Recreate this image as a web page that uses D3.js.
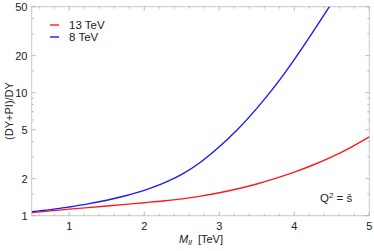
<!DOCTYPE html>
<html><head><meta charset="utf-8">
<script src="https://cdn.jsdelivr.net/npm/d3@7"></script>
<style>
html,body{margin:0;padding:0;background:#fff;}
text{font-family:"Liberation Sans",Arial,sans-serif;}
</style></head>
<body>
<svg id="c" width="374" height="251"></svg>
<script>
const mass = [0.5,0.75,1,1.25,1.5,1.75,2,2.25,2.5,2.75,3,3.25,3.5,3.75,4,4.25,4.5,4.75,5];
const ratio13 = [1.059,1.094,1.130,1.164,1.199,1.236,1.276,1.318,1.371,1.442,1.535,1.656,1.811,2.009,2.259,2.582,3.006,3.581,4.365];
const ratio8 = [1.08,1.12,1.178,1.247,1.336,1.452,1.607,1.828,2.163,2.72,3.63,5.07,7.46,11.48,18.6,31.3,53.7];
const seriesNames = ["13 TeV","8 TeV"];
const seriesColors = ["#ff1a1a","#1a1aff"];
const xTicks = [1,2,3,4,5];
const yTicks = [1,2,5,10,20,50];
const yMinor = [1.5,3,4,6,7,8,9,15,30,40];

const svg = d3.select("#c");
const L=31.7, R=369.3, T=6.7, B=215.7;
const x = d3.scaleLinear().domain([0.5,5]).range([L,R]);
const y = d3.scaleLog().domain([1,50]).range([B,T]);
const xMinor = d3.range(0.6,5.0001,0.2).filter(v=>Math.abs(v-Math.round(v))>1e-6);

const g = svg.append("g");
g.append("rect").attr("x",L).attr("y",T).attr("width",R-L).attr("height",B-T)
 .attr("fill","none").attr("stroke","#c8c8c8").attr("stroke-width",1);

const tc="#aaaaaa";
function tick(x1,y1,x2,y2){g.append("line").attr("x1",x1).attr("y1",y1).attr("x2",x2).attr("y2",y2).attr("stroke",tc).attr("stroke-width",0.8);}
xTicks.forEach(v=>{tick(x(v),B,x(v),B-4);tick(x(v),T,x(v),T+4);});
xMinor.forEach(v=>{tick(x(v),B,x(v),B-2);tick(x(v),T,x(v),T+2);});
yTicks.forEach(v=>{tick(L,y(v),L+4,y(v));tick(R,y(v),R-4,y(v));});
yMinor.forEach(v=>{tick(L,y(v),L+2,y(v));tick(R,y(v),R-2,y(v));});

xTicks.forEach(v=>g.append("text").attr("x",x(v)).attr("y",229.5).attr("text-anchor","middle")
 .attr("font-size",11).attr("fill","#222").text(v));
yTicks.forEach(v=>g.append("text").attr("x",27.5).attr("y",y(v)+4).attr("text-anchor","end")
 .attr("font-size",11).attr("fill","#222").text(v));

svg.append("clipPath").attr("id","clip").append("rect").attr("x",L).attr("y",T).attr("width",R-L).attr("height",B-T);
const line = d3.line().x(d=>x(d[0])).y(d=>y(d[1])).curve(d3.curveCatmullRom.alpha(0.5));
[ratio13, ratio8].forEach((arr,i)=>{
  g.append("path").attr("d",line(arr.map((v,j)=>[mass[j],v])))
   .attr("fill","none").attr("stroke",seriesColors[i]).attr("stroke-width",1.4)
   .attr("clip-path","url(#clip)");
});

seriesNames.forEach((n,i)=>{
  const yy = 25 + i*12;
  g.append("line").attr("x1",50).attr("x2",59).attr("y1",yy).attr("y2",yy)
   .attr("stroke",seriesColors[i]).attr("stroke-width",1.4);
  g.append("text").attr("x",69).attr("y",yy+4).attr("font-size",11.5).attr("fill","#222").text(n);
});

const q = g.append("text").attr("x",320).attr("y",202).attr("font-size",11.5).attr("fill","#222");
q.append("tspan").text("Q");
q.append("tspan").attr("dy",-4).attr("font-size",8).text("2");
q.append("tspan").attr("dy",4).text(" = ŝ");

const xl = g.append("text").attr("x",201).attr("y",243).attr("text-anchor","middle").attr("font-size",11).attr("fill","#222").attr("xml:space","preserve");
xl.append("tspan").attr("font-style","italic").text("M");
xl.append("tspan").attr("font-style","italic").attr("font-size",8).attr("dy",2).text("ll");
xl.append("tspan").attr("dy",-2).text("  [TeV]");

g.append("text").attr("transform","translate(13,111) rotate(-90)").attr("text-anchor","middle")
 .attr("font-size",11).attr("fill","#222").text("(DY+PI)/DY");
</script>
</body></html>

_ _ _ _ _ _ _

Drop the images and repeat the data exactly.

* **RESULT**:
Recreate this image as a web page that uses D3.js.
<!DOCTYPE html>
<html><head><meta charset="utf-8">
<script src="https://cdn.jsdelivr.net/npm/d3@7"></script>
<style>
html,body{margin:0;padding:0;background:#fff;}
text{font-family:"Liberation Sans",Arial,sans-serif;}
</style></head>
<body>
<svg id="c" width="374" height="251"></svg>
<script>
const mass = [0.5,0.75,1,1.25,1.5,1.75,2,2.25,2.5,2.75,3,3.25,3.5,3.75,4,4.25,4.5,4.75,5];
const ratio13 = [1.059,1.094,1.130,1.164,1.199,1.236,1.276,1.318,1.371,1.442,1.535,1.656,1.811,2.009,2.259,2.582,3.006,3.581,4.365];
const ratio8 = [1.08,1.12,1.178,1.247,1.336,1.452,1.607,1.828,2.163,2.72,3.63,5.07,7.46,11.48,18.6,31.3,53.7];
const seriesNames = ["13 TeV","8 TeV"];
const seriesColors = ["#ff1a1a","#1a1aff"];
const xTicks = [1,2,3,4,5];
const yTicks = [1,2,5,10,20,50];
const yMinor = [1.5,3,4,6,7,8,9,15,30,40];

const svg = d3.select("#c");
const L=31.7, R=369.3, T=6.7, B=215.7;
const x = d3.scaleLinear().domain([0.5,5]).range([L,R]);
const y = d3.scaleLog().domain([1,50]).range([B,T]);
const xMinor = d3.range(0.6,5.0001,0.2).filter(v=>Math.abs(v-Math.round(v))>1e-6);

const g = svg.append("g");
g.append("rect").attr("x",L).attr("y",T).attr("width",R-L).attr("height",B-T)
 .attr("fill","none").attr("stroke","#c8c8c8").attr("stroke-width",1);

const tc="#aaaaaa";
function tick(x1,y1,x2,y2){g.append("line").attr("x1",x1).attr("y1",y1).attr("x2",x2).attr("y2",y2).attr("stroke",tc).attr("stroke-width",0.8);}
xTicks.forEach(v=>{tick(x(v),B,x(v),B-4);tick(x(v),T,x(v),T+4);});
xMinor.forEach(v=>{tick(x(v),B,x(v),B-2);tick(x(v),T,x(v),T+2);});
yTicks.forEach(v=>{tick(L,y(v),L+4,y(v));tick(R,y(v),R-4,y(v));});
yMinor.forEach(v=>{tick(L,y(v),L+2,y(v));tick(R,y(v),R-2,y(v));});

xTicks.forEach(v=>g.append("text").attr("x",x(v)).attr("y",229.5).attr("text-anchor","middle")
 .attr("font-size",11).attr("fill","#222").text(v));
yTicks.forEach(v=>g.append("text").attr("x",27.5).attr("y",y(v)+4).attr("text-anchor","end")
 .attr("font-size",11).attr("fill","#222").text(v));

svg.append("clipPath").attr("id","clip").append("rect").attr("x",L).attr("y",T).attr("width",R-L).attr("height",B-T);
const line = d3.line().x(d=>x(d[0])).y(d=>y(d[1])).curve(d3.curveCatmullRom.alpha(0.5));
[ratio13, ratio8].forEach((arr,i)=>{
  g.append("path").attr("d",line(arr.map((v,j)=>[mass[j],v])))
   .attr("fill","none").attr("stroke",seriesColors[i]).attr("stroke-width",1.4)
   .attr("clip-path","url(#clip)");
});

seriesNames.forEach((n,i)=>{
  const yy = 25 + i*12;
  g.append("line").attr("x1",50).attr("x2",59).attr("y1",yy).attr("y2",yy)
   .attr("stroke",seriesColors[i]).attr("stroke-width",1.4);
  g.append("text").attr("x",69).attr("y",yy+4).attr("font-size",11.5).attr("fill","#222").text(n);
});

const q = g.append("text").attr("x",320).attr("y",202).attr("font-size",11.5).attr("fill","#222");
q.append("tspan").text("Q");
q.append("tspan").attr("dy",-4).attr("font-size",8).text("2");
q.append("tspan").attr("dy",4).text(" = ŝ");

const xl = g.append("text").attr("x",201).attr("y",243).attr("text-anchor","middle").attr("font-size",11).attr("fill","#222").attr("xml:space","preserve");
xl.append("tspan").attr("font-style","italic").text("M");
xl.append("tspan").attr("font-style","italic").attr("font-size",8).attr("dy",2).text("ll");
xl.append("tspan").attr("dy",-2).text("  [TeV]");

g.append("text").attr("transform","translate(13,111) rotate(-90)").attr("text-anchor","middle")
 .attr("font-size",11).attr("fill","#222").text("(DY+PI)/DY");
</script>
</body></html>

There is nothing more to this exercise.